▶ **WHAT THE TASK ASKS**
Print nothing but the lines from the start of the listing below through the line that contains "const tractionIV = [[3.33, -0.84], [4.33, -0.84]];". Do not include the pictures.

▶ **TASK INPUT**
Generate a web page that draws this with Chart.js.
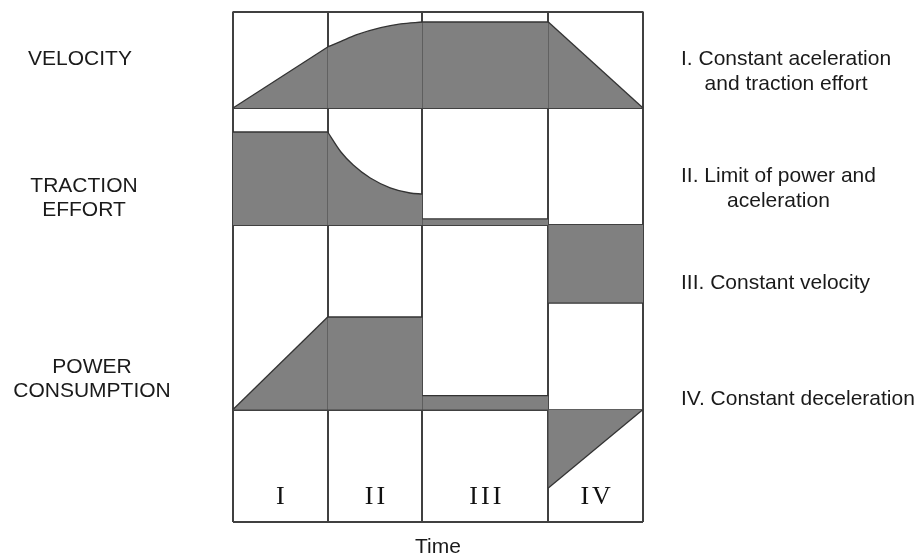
<!DOCTYPE html>
<html>
<head>
<meta charset="utf-8">
<title>Traction phases</title>
<script src="https://cdn.jsdelivr.net/npm/chart.js@4.4.1/dist/chart.umd.min.js"></script>
<style>
  body { margin: 0; background: #fff; }
</style>
</head>
<body>
<canvas id="phaseChart" width="924" height="556"></canvas>
<script>
// time axis: phase boundaries (phase III lasts a bit longer)
const phases = ['I', 'II', 'III', 'IV'];
const phaseEdges = [0, 1, 2, 3.33, 4.33];

// velocity, 1 = cruising speed
const velocityI = [[0, 0], [1, 0.71]];
const velocityII = [[1, 0.71], [1.14, 0.775], [1.3, 0.85], [1.56, 0.934], [1.77, 0.977], [2, 1]];
const velocityIII = [[2, 1], [3.33, 1]];
const velocityIV = [[3.33, 1], [4.33, 0]];

// traction effort, 1 = max effort
const tractionI = [[0, 1], [1, 1]];
const tractionII = [[1, 1], [1.14, 0.785], [1.27, 0.645], [1.45, 0.505], [1.66, 0.4], [1.87, 0.344], [2, 0.333]];
const tractionIII = [[2, 0.065], [3.33, 0.065]];
const tractionIV = [[3.33, -0.84], [4.33, -0.84]];

// power consumption, 1 = power limit
const powerI = [[0, 0], [1, 1]];
const powerII = [[1, 1], [2, 1]];
const powerIII = [[2, 0.15], [3.33, 0.15]];
const powerIV = [[3.33, -0.85], [4.33, 0]];

const rowLabels = [['VELOCITY'], ['TRACTION', 'EFFORT'], ['POWER', 'CONSUMPTION']];
const phaseNotes = [
  ['I. Constant aceleration', 'and traction effort'],
  ['II. Limit of power and', 'aceleration'],
  ['III. Constant velocity'],
  ['IV. Constant deceleration']
];

// where the side texts go (px)
const rowLabelPos = [[80, 59.5], [84, 198], [92, 379]];
const noteLeft = 681;
const noteY = [72, 189.2, 283, 399.5];

const FILL = '#808080';
const LINE = '#333333';
const GRID = { color: '#404040', lineWidth: 2, drawTicks: false };

function area(points, yAxisID, curved) {
  return {
    data: points.map(p => ({ x: p[0], y: p[1] })),
    yAxisID,
    clip: false,
    fill: { value: 0 },
    backgroundColor: FILL,
    borderColor: LINE,
    borderWidth: 1.3,
    pointRadius: 0,
    cubicInterpolationMode: curved ? 'monotone' : 'default',
    tension: 0
  };
}

function band(stackWeight, order, max, top) {
  return {
    type: 'linear',
    position: 'left',
    stack: 'rows',
    stackWeight,
    weight: order,
    min: 0,
    max,
    z: 1,
    border: { display: false },
    grid: GRID,
    ticks: { display: false },
    afterBuildTicks: s => { s.ticks = top ? [{ value: 0 }, { value: max }] : [{ value: 0 }]; }
  };
}

// text around the grid
const sideText = {
  id: 'sideText',
  afterDraw(chart) {
    const ctx = chart.ctx;
    ctx.save();
    ctx.fillStyle = '#1a1a1a';
    ctx.textBaseline = 'middle';
    ctx.textAlign = 'center';
    ctx.font = '21px "Liberation Sans", Arial, sans-serif';

    rowLabels.forEach((lines, i) => {
      const [x, y] = rowLabelPos[i];
      lines.forEach((t, k) => ctx.fillText(t, x, y + (k - (lines.length - 1) / 2) * 24));
    });

    phaseNotes.forEach((lines, i) => {
      const cx = noteLeft + ctx.measureText(lines[0]).width / 2;
      lines.forEach((t, k) => ctx.fillText(t, cx, noteY[i] + (k - (lines.length - 1) / 2) * 25));
    });

    // roman numerals inside the bottom row
    ctx.fillStyle = '#111';
    ctx.font = '26px "Liberation Serif", "Times New Roman", serif';
    ctx.letterSpacing = '3px';
    const xs = chart.scales.x;
    const ys = chart.scales.yPhase;
    phases.forEach((p, i) => {
      const cx = xs.getPixelForValue((phaseEdges[i] + phaseEdges[i + 1]) / 2);
      ctx.fillText(p, cx + 1.5, ys.getPixelForValue(0.22));
    });
    ctx.restore();
  }
};

new Chart(document.getElementById('phaseChart'), {
  type: 'line',
  data: {
    datasets: [
      area(velocityI, 'yVel'), area(velocityII, 'yVel', true), area(velocityIII, 'yVel'), area(velocityIV, 'yVel'),
      area(tractionI, 'yTrac'), area(tractionII, 'yTrac', true), area(tractionIII, 'yTrac'), area(tractionIV, 'yTrac'),
      area(powerI, 'yPow'), area(powerII, 'yPow'), area(powerIII, 'yPow'), area(powerIV, 'yPow')
    ]
  },
  options: {
    responsive: false,
    animation: false,
    devicePixelRatio: 1,
    layout: { padding: { left: 233, right: 281, top: 11.5, bottom: 0 } },
    plugins: {
      legend: { display: false },
      tooltip: { enabled: false },
      filler: { drawTime: 'beforeDatasetsDraw' }
    },
    scales: {
      x: {
        type: 'linear',
        min: phaseEdges[0],
        max: phaseEdges[phaseEdges.length - 1],
        z: 1,
        border: { display: false },
        grid: GRID,
        ticks: { display: false },
        afterBuildTicks: s => { s.ticks = phaseEdges.map(v => ({ value: v })); },
        title: {
          display: true,
          text: 'Time',
          color: '#1a1a1a',
          font: { family: '"Liberation Sans", Arial, sans-serif', size: 21, lineHeight: 0.8 },
          padding: { top: 17.7, bottom: 0 }
        }
      },
      yVel: band(96.5, 4, 1.122, true),
      yTrac: band(117, 3, 1.258),
      yPow: band(184.5, 2, 1.995),
      yPhase: band(112, 1, 1)
    }
  },
  plugins: [sideText]
});
</script>
</body>
</html>
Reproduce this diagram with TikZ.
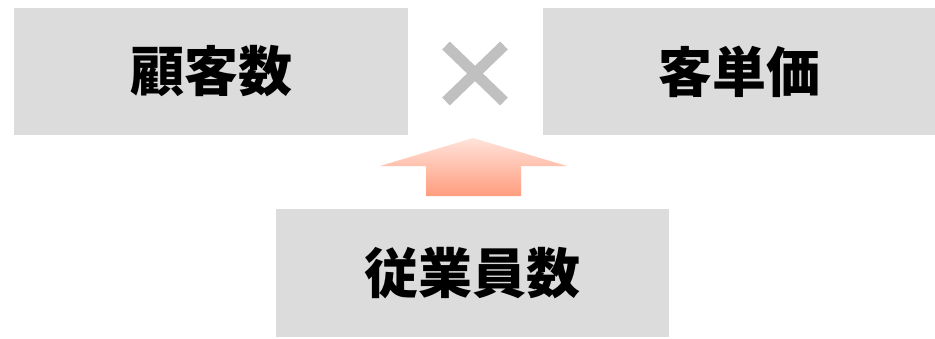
\documentclass[tikz,border=0pt]{standalone}
\usepackage{fontspec}
\usetikzlibrary{calc}
\newfontfamily\cjk{Noto Sans CJK JP}
\definecolor{boxgray}{HTML}{DCDCDC}
\definecolor{crossgray}{HTML}{C0C0C0}
\definecolor{arrtop}{HTML}{FFE3DA}
\definecolor{arrbot}{HTML}{FF9C7E}
\tikzset{
  termbox/.style={fill=boxgray, draw=none, minimum height=127pt, inner sep=0pt,
    font=\cjk\bfseries\fontsize{54}{54}\selectfont, text=black},
}
\begin{document}
\begin{tikzpicture}[x=1pt,y=-1pt]
\useasboundingbox (0,0) rectangle (935,338);
\node[termbox, minimum width=394pt] (cust) at (211,71.5) {顧客数};
\node[termbox, minimum width=392pt] (price) at (739,71.5) {客単価};
\node[termbox, minimum width=393pt, minimum height=128pt] (staff) at (472.5,273) {従業員数};
\coordinate (xc) at (475,73.5);
\draw[crossgray, line width=11pt] ($(xc)+(-29,-28)$) -- ($(xc)+(29,28)$)
  ($(xc)+(-29,28)$) -- ($(xc)+(29,-28)$);
\shade[top color=arrtop, bottom color=arrbot]
  (473,138) -- (567,166) -- (521,166) -- (521,196) -- (426,196) -- (426,166) -- (380,166) -- cycle;
\end{tikzpicture}
\end{document}
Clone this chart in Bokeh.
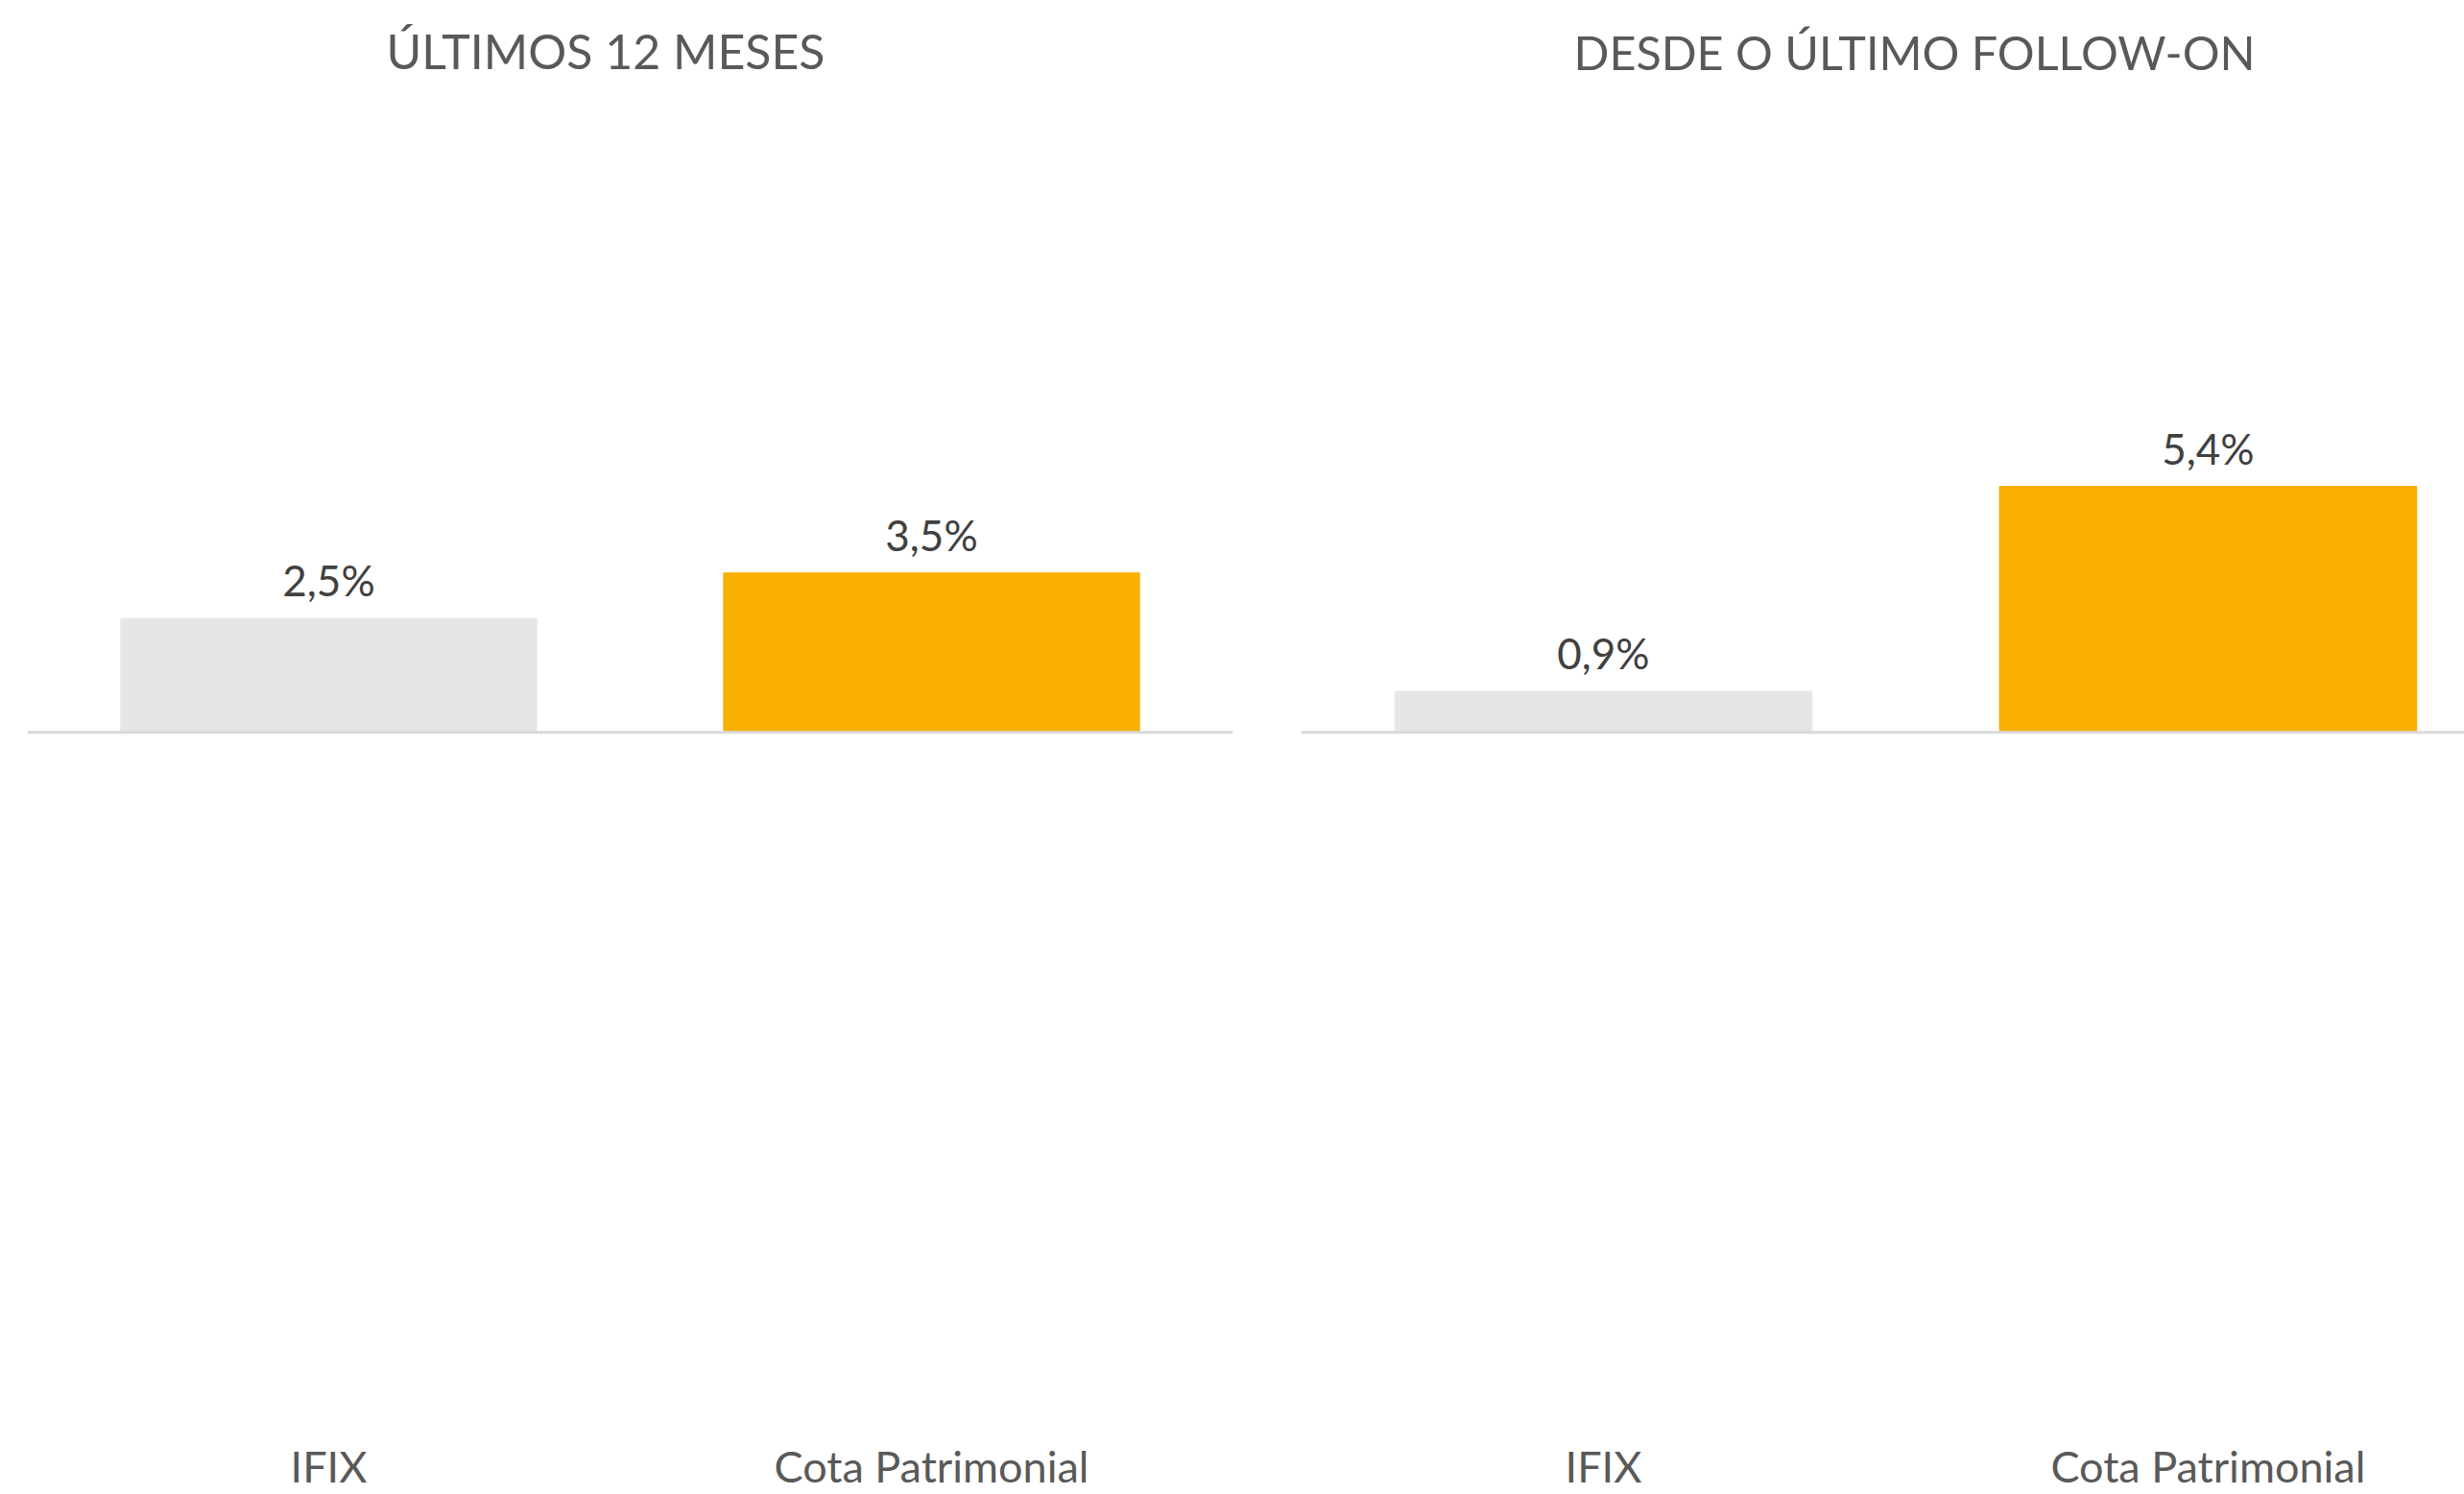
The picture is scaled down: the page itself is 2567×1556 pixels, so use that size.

▶ **TASK RESULT**
Generate a web page that draws this with Chart.js.
<!DOCTYPE html>
<html>
<head>
<meta charset="utf-8">
<title>Traction phases</title>
<script src="https://cdn.jsdelivr.net/npm/chart.js@4.4.1/dist/chart.umd.min.js"></script>
<style>
  body { margin: 0; background: #fff; }
</style>
</head>
<body>
<canvas id="phaseChart" width="924" height="556"></canvas>
<script>
// time axis: phase boundaries (phase III lasts a bit longer)
const phases = ['I', 'II', 'III', 'IV'];
const phaseEdges = [0, 1, 2, 3.33, 4.33];

// velocity, 1 = cruising speed
const velocityI = [[0, 0], [1, 0.71]];
const velocityII = [[1, 0.71], [1.14, 0.775], [1.3, 0.85], [1.56, 0.934], [1.77, 0.977], [2, 1]];
const velocityIII = [[2, 1], [3.33, 1]];
const velocityIV = [[3.33, 1], [4.33, 0]];

// traction effort, 1 = max effort
const tractionI = [[0, 1], [1, 1]];
const tractionII = [[1, 1], [1.14, 0.785], [1.27, 0.645], [1.45, 0.505], [1.66, 0.4], [1.87, 0.344], [2, 0.333]];
const tractionIII = [[2, 0.065], [3.33, 0.065]];
const tractionIV = [[3.33, -0.84], [4.33, -0.84]];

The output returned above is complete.